Violence against women
No measures under Russian law specifically addressed violence against women in the family, and government support for crisis centres and hotlines was totally inadequate. In November the UN Committee against Torture expressed concern about the reports of prevalent domestic violence and the lack of sufficient shelters for women. The Committee recommended the Russian authorities should ensure protection of women by adopting specific legislative and other measures to address domestic violence, providing for protection of victims, access to medical, social and legal services and temporary accommodation and for perpetrators to be held accountable.
- One of the few government-supported shelters for women in the Russian Federation, in Petrozavodsk, Republic of Karelia, was closed.
Fair trial concerns
Prisoners served sentences after trials that failed to meet international fair trial standards, and in which their lawyers considered the charges to be politically motivated.
- Former YUKOS oil company head Mikhail Khodorkovskii and associate Platon Lebedev, serving nine-year prison sentences following convictions in 2005 for fraud and tax evasion, were denied the right to serve their sentences in or near their home areas. Mikhail Khodorkovskii was unlawfully held in a punishment cell for two weeks in January for having a copy of publicly available government decrees on prisoner conduct. He was also held in a punishment cell for a week in March for drinking tea in an unauthorized place.

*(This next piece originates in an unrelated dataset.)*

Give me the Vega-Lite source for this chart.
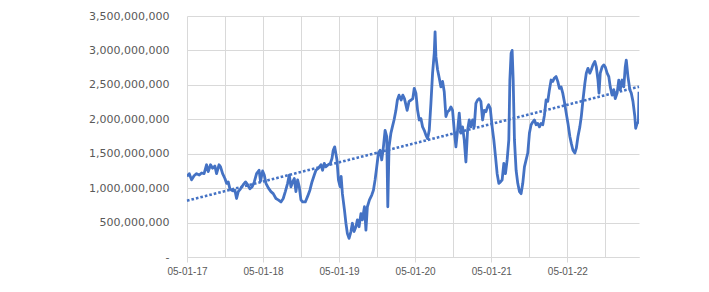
{
  "$schema": "https://vega.github.io/schema/vega-lite/v6.json",
  "autosize": "none",
  "width": 452,
  "height": 241,
  "padding": {"left": 187, "top": 16, "right": 70, "bottom": 35},
  "background": "white",
  "config": {"view": {"stroke": null}},
  "data": {"values": [
    {"date":"2017-01-05","value":1.17e9},{"date":"2017-01-16","value":1.21e9},{"date":"2017-01-27","value":1.12e9},{"date":"2017-02-08","value":1.18e9},{"date":"2017-02-20","value":1.21e9},{"date":"2017-03-05","value":1.19e9},{"date":"2017-03-16","value":1.22e9},{"date":"2017-03-28","value":1.21e9},{"date":"2017-04-09","value":1.34e9},{"date":"2017-04-17","value":1.24e9},{"date":"2017-04-28","value":1.34e9},{"date":"2017-05-08","value":1.29e9},{"date":"2017-05-19","value":1.32e9},{"date":"2017-05-27","value":1.21e9},{"date":"2017-06-08","value":1.34e9},{"date":"2017-06-15","value":1.31e9},{"date":"2017-06-25","value":1.21e9},{"date":"2017-07-06","value":1.14e9},{"date":"2017-07-14","value":1.07e9},{"date":"2017-07-22","value":1.09e9},{"date":"2017-07-30","value":0.99e9},{"date":"2017-08-07","value":0.97e9},{"date":"2017-08-15","value":0.96e9},{"date":"2017-08-23","value":0.97e9},{"date":"2017-08-31","value":0.85e9},{"date":"2017-09-08","value":0.95e9},{"date":"2017-09-19","value":0.99e9},{"date":"2017-10-02","value":1.05e9},{"date":"2017-10-13","value":1.09e9},{"date":"2017-10-23","value":1.05e9},{"date":"2017-11-03","value":0.99e9},{"date":"2017-11-14","value":1.02e9},{"date":"2017-11-24","value":1.09e9},{"date":"2017-12-05","value":1.21e9},{"date":"2017-12-17","value":1.26e9},{"date":"2017-12-24","value":1.10e9},
    {"date":"2018-01-03","value":1.25e9},{"date":"2018-01-11","value":1.19e9},{"date":"2018-01-19","value":1.07e9},{"date":"2018-01-31","value":1.00e9},{"date":"2018-02-12","value":0.95e9},{"date":"2018-02-23","value":0.92e9},{"date":"2018-03-08","value":0.85e9},{"date":"2018-03-19","value":0.83e9},{"date":"2018-04-01","value":0.80e9},{"date":"2018-04-12","value":0.85e9},{"date":"2018-04-22","value":0.95e9},{"date":"2018-05-03","value":1.07e9},{"date":"2018-05-11","value":1.19e9},{"date":"2018-05-19","value":1.02e9},{"date":"2018-05-27","value":1.09e9},{"date":"2018-06-04","value":1.14e9},{"date":"2018-06-12","value":0.95e9},{"date":"2018-06-20","value":1.12e9},{"date":"2018-06-28","value":1.02e9},{"date":"2018-07-06","value":0.83e9},{"date":"2018-07-14","value":0.80e9},{"date":"2018-07-27","value":0.80e9},{"date":"2018-08-07","value":0.88e9},{"date":"2018-08-18","value":0.97e9},{"date":"2018-08-28","value":1.09e9},{"date":"2018-09-08","value":1.19e9},{"date":"2018-09-16","value":1.26e9},{"date":"2018-09-28","value":1.29e9},{"date":"2018-10-10","value":1.34e9},{"date":"2018-10-18","value":1.26e9},{"date":"2018-10-26","value":1.36e9},{"date":"2018-11-03","value":1.31e9},{"date":"2018-11-14","value":1.34e9},{"date":"2018-11-24","value":1.36e9},{"date":"2018-12-02","value":1.43e9},{"date":"2018-12-08","value":1.55e9},{"date":"2018-12-15","value":1.60e9},{"date":"2018-12-26","value":1.41e9},
    {"date":"2019-01-02","value":1.12e9},{"date":"2019-01-10","value":1.02e9},{"date":"2019-01-15","value":1.17e9},{"date":"2019-01-21","value":0.92e9},{"date":"2019-01-31","value":0.68e9},{"date":"2019-02-07","value":0.49e9},{"date":"2019-02-14","value":0.34e9},{"date":"2019-02-22","value":0.27e9},{"date":"2019-03-03","value":0.37e9},{"date":"2019-03-10","value":0.49e9},{"date":"2019-03-18","value":0.37e9},{"date":"2019-03-27","value":0.44e9},{"date":"2019-04-03","value":0.54e9},{"date":"2019-04-11","value":0.44e9},{"date":"2019-04-20","value":0.63e9},{"date":"2019-04-27","value":0.54e9},{"date":"2019-05-07","value":0.73e9},{"date":"2019-05-14","value":0.39e9},{"date":"2019-05-21","value":0.73e9},{"date":"2019-05-31","value":0.83e9},{"date":"2019-06-11","value":0.90e9},{"date":"2019-06-19","value":0.97e9},{"date":"2019-06-27","value":1.12e9},{"date":"2019-07-05","value":1.31e9},{"date":"2019-07-13","value":1.51e9},{"date":"2019-07-21","value":1.55e9},{"date":"2019-07-29","value":1.41e9},{"date":"2019-08-06","value":1.60e9},{"date":"2019-08-14","value":1.84e9},{"date":"2019-08-22","value":1.75e9},{"date":"2019-08-27","value":0.73e9},{"date":"2019-09-02","value":1.60e9},{"date":"2019-09-11","value":1.80e9},{"date":"2019-09-18","value":1.89e9},{"date":"2019-09-26","value":1.99e9},{"date":"2019-10-05","value":2.13e9},{"date":"2019-10-12","value":2.28e9},{"date":"2019-10-20","value":2.35e9},{"date":"2019-10-30","value":2.28e9},{"date":"2019-11-07","value":2.35e9},{"date":"2019-11-15","value":2.30e9},{"date":"2019-11-28","value":2.13e9},{"date":"2019-12-07","value":2.26e9},{"date":"2019-12-17","value":2.28e9},{"date":"2019-12-25","value":2.30e9},
    {"date":"2020-01-01","value":2.45e9},{"date":"2020-01-09","value":2.38e9},{"date":"2020-01-17","value":2.13e9},{"date":"2020-01-25","value":1.99e9},{"date":"2020-02-02","value":2.01e9},{"date":"2020-02-10","value":1.89e9},{"date":"2020-02-18","value":1.84e9},{"date":"2020-02-26","value":1.77e9},{"date":"2020-03-05","value":1.72e9},{"date":"2020-03-13","value":1.84e9},{"date":"2020-03-21","value":2.23e9},{"date":"2020-03-29","value":2.67e9},{"date":"2020-04-06","value":2.96e9},{"date":"2020-04-10","value":3.27e9},{"date":"2020-04-14","value":2.91e9},{"date":"2020-04-22","value":2.72e9},{"date":"2020-04-30","value":2.60e9},{"date":"2020-05-08","value":2.47e9},{"date":"2020-05-16","value":2.55e9},{"date":"2020-05-24","value":2.40e9},{"date":"2020-06-01","value":2.04e9},{"date":"2020-06-09","value":2.11e9},{"date":"2020-06-17","value":2.13e9},{"date":"2020-06-25","value":2.18e9},{"date":"2020-07-03","value":2.13e9},{"date":"2020-07-11","value":1.84e9},{"date":"2020-07-19","value":1.60e9},{"date":"2020-07-27","value":1.84e9},{"date":"2020-08-04","value":2.09e9},{"date":"2020-08-12","value":1.80e9},{"date":"2020-08-20","value":1.89e9},{"date":"2020-08-28","value":1.70e9},{"date":"2020-09-05","value":1.38e9},{"date":"2020-09-13","value":1.84e9},{"date":"2020-09-21","value":1.99e9},{"date":"2020-09-29","value":1.89e9},{"date":"2020-10-07","value":1.99e9},{"date":"2020-10-15","value":1.89e9},{"date":"2020-10-23","value":2.23e9},{"date":"2020-10-31","value":2.28e9},{"date":"2020-11-08","value":2.30e9},{"date":"2020-11-16","value":2.26e9},{"date":"2020-11-24","value":1.99e9},{"date":"2020-12-02","value":2.13e9},{"date":"2020-12-10","value":2.11e9},{"date":"2020-12-18","value":2.18e9},{"date":"2020-12-23","value":2.21e9},{"date":"2020-12-31","value":2.16e9},
    {"date":"2021-01-09","value":1.89e9},{"date":"2021-01-17","value":1.70e9},{"date":"2021-01-25","value":1.46e9},{"date":"2021-02-02","value":1.21e9},{"date":"2021-02-10","value":1.07e9},{"date":"2021-02-18","value":1.09e9},{"date":"2021-02-26","value":1.12e9},{"date":"2021-03-06","value":1.36e9},{"date":"2021-03-14","value":1.21e9},{"date":"2021-03-22","value":1.41e9},{"date":"2021-03-30","value":1.70e9},{"date":"2021-04-04","value":2.57e9},{"date":"2021-04-10","value":2.96e9},{"date":"2021-04-15","value":3.00e9},{"date":"2021-04-20","value":2.57e9},{"date":"2021-04-26","value":1.70e9},{"date":"2021-05-04","value":1.26e9},{"date":"2021-05-12","value":1.07e9},{"date":"2021-05-20","value":0.95e9},{"date":"2021-05-28","value":0.92e9},{"date":"2021-06-05","value":1.07e9},{"date":"2021-06-13","value":1.31e9},{"date":"2021-06-21","value":1.41e9},{"date":"2021-06-29","value":1.51e9},{"date":"2021-07-07","value":1.80e9},{"date":"2021-07-15","value":1.92e9},{"date":"2021-07-23","value":1.96e9},{"date":"2021-07-31","value":1.99e9},{"date":"2021-08-08","value":1.92e9},{"date":"2021-08-16","value":1.94e9},{"date":"2021-08-24","value":1.89e9},{"date":"2021-09-01","value":1.94e9},{"date":"2021-09-09","value":1.92e9},{"date":"2021-09-17","value":2.06e9},{"date":"2021-09-25","value":2.28e9},{"date":"2021-10-03","value":2.26e9},{"date":"2021-10-11","value":2.43e9},{"date":"2021-10-19","value":2.57e9},{"date":"2021-10-27","value":2.55e9},{"date":"2021-11-04","value":2.60e9},{"date":"2021-11-12","value":2.62e9},{"date":"2021-11-20","value":2.55e9},{"date":"2021-11-28","value":2.45e9},{"date":"2021-12-06","value":2.47e9},{"date":"2021-12-14","value":2.38e9},{"date":"2021-12-22","value":2.25e9},{"date":"2021-12-30","value":2.10e9},
    {"date":"2022-01-08","value":1.94e9},{"date":"2022-01-17","value":1.75e9},{"date":"2022-01-24","value":1.65e9},{"date":"2022-02-01","value":1.55e9},{"date":"2022-02-10","value":1.51e9},{"date":"2022-02-17","value":1.58e9},{"date":"2022-02-25","value":1.75e9},{"date":"2022-03-06","value":1.89e9},{"date":"2022-03-13","value":2.04e9},{"date":"2022-03-21","value":2.28e9},{"date":"2022-03-30","value":2.52e9},{"date":"2022-04-06","value":2.67e9},{"date":"2022-04-14","value":2.74e9},{"date":"2022-04-23","value":2.67e9},{"date":"2022-04-30","value":2.72e9},{"date":"2022-05-08","value":2.79e9},{"date":"2022-05-17","value":2.84e9},{"date":"2022-05-24","value":2.76e9},{"date":"2022-06-01","value":2.57e9},{"date":"2022-06-06","value":2.38e9},{"date":"2022-06-12","value":2.67e9},{"date":"2022-06-21","value":2.76e9},{"date":"2022-06-29","value":2.79e9},{"date":"2022-07-06","value":2.76e9},{"date":"2022-07-15","value":2.67e9},{"date":"2022-07-23","value":2.62e9},{"date":"2022-07-30","value":2.47e9},{"date":"2022-08-08","value":2.35e9},{"date":"2022-08-16","value":2.43e9},{"date":"2022-08-23","value":2.30e9},{"date":"2022-09-01","value":2.38e9},{"date":"2022-09-09","value":2.57e9},{"date":"2022-09-16","value":2.43e9},{"date":"2022-09-25","value":2.57e9},{"date":"2022-10-03","value":2.47e9},{"date":"2022-10-10","value":2.76e9},{"date":"2022-10-15","value":2.86e9},{"date":"2022-10-23","value":2.62e9},{"date":"2022-11-01","value":2.43e9},{"date":"2022-11-08","value":2.38e9},{"date":"2022-11-16","value":2.26e9},{"date":"2022-11-25","value":2.04e9},{"date":"2022-11-29","value":1.87e9},{"date":"2022-12-06","value":1.94e9},{"date":"2022-12-12","value":1.96e9},{"date":"2022-12-15","value":2.40e9}
  ]},
  "layer": [
    {
      "mark": {"type": "line", "color": "#4472C4", "strokeWidth": 2.8, "strokeJoin": "round", "clip": true},
      "encoding": {
        "x": {
          "field": "date", "type": "temporal", "title": null,
          "scale": {"type": "utc", "domain": [{"year": 2017, "month": 1, "date": 5, "utc": true}, {"year": 2022, "month": 12, "date": 15, "utc": true}]},
          "axis": {
            "values": [
              {"year": 2017, "month": 1, "date": 5, "utc": true}, {"year": 2017, "month": 7, "date": 5, "utc": true},
              {"year": 2018, "month": 1, "date": 5, "utc": true}, {"year": 2018, "month": 7, "date": 5, "utc": true},
              {"year": 2019, "month": 1, "date": 5, "utc": true}, {"year": 2019, "month": 7, "date": 5, "utc": true},
              {"year": 2020, "month": 1, "date": 5, "utc": true}, {"year": 2020, "month": 7, "date": 5, "utc": true},
              {"year": 2021, "month": 1, "date": 5, "utc": true}, {"year": 2021, "month": 7, "date": 5, "utc": true},
              {"year": 2022, "month": 1, "date": 5, "utc": true}, {"year": 2022, "month": 7, "date": 5, "utc": true}
            ],
            "tickCount": 20,
            "labelExpr": "utcmonth(datum.value) == 0 ? utcFormat(datum.value, '%d-%m-%y') : ''",
            "grid": true, "gridColor": "#d9d9d9", "gridWidth": 1,
            "domainColor": "#d9d9d9", "domainWidth": 1,
            "tickColor": "#d9d9d9", "tickSize": 5,
            "tickOpacity": {"condition": {"test": "utcmonth(datum.value) == 0", "value": 1}, "value": 0},
            "labelFont": "Liberation Sans", "labelFontSize": 10, "labelColor": "#595959",
            "labelPadding": 4, "labelOverlap": false, "labelFlush": false
          }
        },
        "y": {
          "field": "value", "type": "quantitative", "title": null,
          "scale": {"domain": [0, 3500000000], "nice": false, "zero": true},
          "axis": {
            "values": [0, 500000000, 1000000000, 1500000000, 2000000000, 2500000000, 3000000000, 3500000000],
            "tickCount": 10,
            "labelExpr": "datum.value == 0 ? '-' : format(datum.value, ',')",
            "grid": true, "gridColor": "#d9d9d9", "gridWidth": 1,
            "domain": false, "ticks": false,
            "labelFont": "DejaVu Sans", "labelFontSize": 11, "labelColor": "#595959",
            "labelPadding": 18, "labelOverlap": false, "labelFlush": false
          }
        }
      }
    },
    {
      "transform": [{"regression": "value", "on": "date", "method": "linear"}],
      "mark": {"type": "line", "color": "#4472C4", "strokeWidth": 2.6, "strokeDash": [2.6, 2], "strokeCap": "butt"},
      "encoding": {
        "x": {"field": "date", "type": "temporal"},
        "y": {"field": "value", "type": "quantitative"}
      }
    }
  ]
}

- Mikhail Trepashkin, a lawyer and former security services officer, was denied adequate medical treatment for chronic bronchial asthma. He was serving a four-year sentence in a prison colony imposed by a military court in 2005 following conviction on charges including divulging state secrets. He was reportedly placed in an unheated, unventilated punishment cell by the prison administration in an attempt to make him withdraw complaints about the fairness of his trial and his treatment.
AI country reports/visits
Reports
- Commonwealth of Independent States: Positive trend on the abolition of the death penalty but more needs to be done (AI Index: EUR 04/003/2006)
- Russian Federation: Rasul Kudaev (AI Index: EUR 46/003/2006)
- Russian Federation: Amnesty International's concerns and recommendations in the case of Mikhail Trepashkin (AI Index: EUR 46/012/2006)
- Russian Federation: Preliminary briefing to the UN Committee against Torture (AI Index: EUR 46/014/2006)
- Russian Federation: Violent racism out of control (AI Index: EUR 46/022/2006)
- Russian Federation: Supplementary briefing to the UN Committee against Torture (AI Index: EUR 46/039/2006)
- Russian Federation: Russian Chechen Friendship Society closed under new NGO law (AI Index: EUR 46/048/2006)
- Russian Federation: Torture and forced "confessions" in detention (AI Index: EUR 46/056/2006)
Visits
AI delegates visited the Russian Federation in April, June, July and December. In July, AI's Secretary General met the President together with other heads of global civil society organizations.